I think its back tracking from the total derivative.

$df(x,y,z)=\frac{\partial f}{\partial x}dx+\frac{\partial f}{\partial y}dy+\frac{\partial f}{\partial z}dz$. If you associate a distance vector to the product $d\vec{s}=dx\hat {i}+dy\hat{j}+d\hat{k}$, to get the total derivative, you need something like $\nabla f=\frac{\partial f}{\partial x}\hat{i}+\frac{\partial f}{\partial y}\hat{j}+\frac{\partial f}{\partial z}\hat{k}$.

You take the dot product of a vector with another vector. You start with one vector sort out the other. This works in other coordinate systems.
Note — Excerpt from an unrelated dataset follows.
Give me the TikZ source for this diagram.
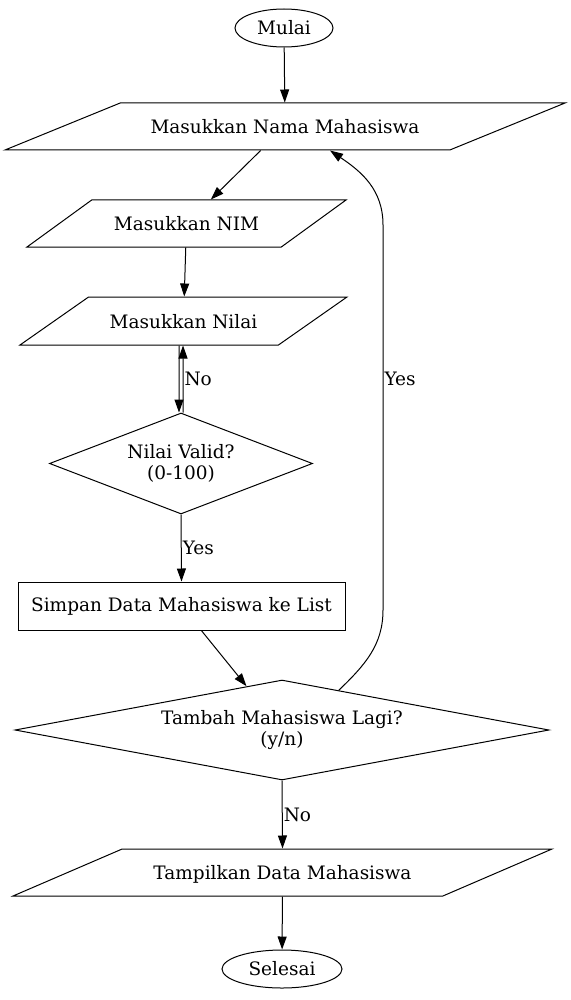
\documentclass[tikz,border=0pt]{standalone}
\usepackage{fontspec}
\setmainfont{DejaVu Serif}
\usetikzlibrary{shapes.geometric,arrows.meta}
\begin{document}
\begin{tikzpicture}[x=1pt,y=1pt,
  every node/.style={font=\fontsize{18.5}{21}\selectfont},
  base/.style={draw,line width=1pt,inner sep=0pt,align=center},
  term/.style={base,ellipse,minimum height=38pt},
  io/.style={base,trapezium,trapezium stretches body=true,text height=15.5pt,text depth=1.5pt,inner ysep=15pt},
  dec/.style={base,diamond},
  proc/.style={base,rectangle,minimum width=327pt,minimum height=48pt},
  arr/.style={line width=1pt,-{Triangle[length=13pt,width=9pt]}},
  lbl/.style={font=\fontsize{18.5}{21}\selectfont,inner sep=1pt,anchor=west}]
\useasboundingbox (0,0) rectangle (570,-1000);
\node[term,minimum width=98pt] (mulai) at (284,-28) {Mulai};
\node[io,minimum width=560pt,trapezium left angle=22.2,trapezium right angle=157.8] (nama) at (285,-126.5) {Masukkan Nama Mahasiswa};
\node[io,minimum width=319pt,trapezium left angle=36,trapezium right angle=144] (nim) at (186.5,-223.5) {Masukkan NIM};
\node[io,minimum width=327pt,inner ysep=15.5pt,trapezium left angle=35,trapezium right angle=145] (nilai) at (183.5,-321) {Masukkan Nilai};
\node[dec,shape aspect=2.6,minimum width=263pt,minimum height=101pt] (valid) at (181,-463.5) {Nilai Valid?\\(0-100)};
\node[proc] (simpan) at (181.5,-606) {Simpan Data Mahasiswa ke List};
\node[dec,shape aspect=5.34,minimum width=534pt,minimum height=100pt] (tambah) at (282,-730) {Tambah Mahasiswa Lagi?\\(y/n)};
\node[io,minimum width=539pt,trapezium left angle=23.3,trapezium right angle=156.7] (tampil) at (282.5,-872.5) {Tampilkan Data Mahasiswa};
\node[term,minimum width=120pt] (selesai) at (282,-969) {Selesai};

\draw[arr] (mulai) -- (nama);
\draw[arr] (nama) -- (nim);
\draw[arr] (nim) -- (nilai);
\draw[arr] ([xshift=-4.5pt]nilai.south) -- ([xshift=-2pt]valid.north);
\draw[arr] ([xshift=2pt]valid.north) -- node[lbl,pos=0.5] (lno1) {No} ([xshift=-0.5pt]nilai.south);
\draw[arr] (valid.south) -- node[lbl,pos=0.5] (lyes1) {Yes} (simpan.north);
\draw[arr] (simpan) -- (tambah);
\draw[arr] (tambah.35.5) .. controls (365,-665) and (383,-645) .. (383,-610)
  -- node[lbl,pos=0.6] (lyes2) {Yes} (383,-225) .. controls (383,-190) and (362,-172) .. ([xshift=45pt]nama.south);
\draw[arr] (tambah.south) -- node[lbl,pos=0.5] (lno2) {No} (tampil.north);
\draw[arr] (tampil) -- (selesai);
\end{tikzpicture}
\end{document}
The line element for spherical coordinates is $d\vec{s}= dr \hat{r} + r \sin \theta d\phi\hat{\phi}+rd\theta\hat{\phi}$. To get the total derivative you'd need $\nabla f= \frac{\partial f}{\partial r}\hat{r}+\frac{1}{r\sin\theta}\frac{\partial f}{\partial \phi}d\phi\hat{\phi}+\frac{1}{r}\frac{\partial f}{\partial \theta}d\theta\hat{\theta}$.

Suppose we constraint f so that $f=0 \ $. $df=\nabla f \cdot d\vec{s}=0$ suggests the gradient is perpendicular to level curves of a scalar function. The maximum total derivative occurs when the direction traveled makes an angle of zero degrees with the gradient. This suggests direction as well as magnitude for the gradient.

You get a better feel for the concept of direction regarding the gradient when you think of the gradient as being normal to lines on a topological map. The lines indicate constant elevation. They are closer together the steeper the curve.

A more formal treatment takes the level curve aspect and suggests that's the gradient. The gradient is defined as a 1-form in differential geometry. Such considerations are probably best avoided when introduced to gradients.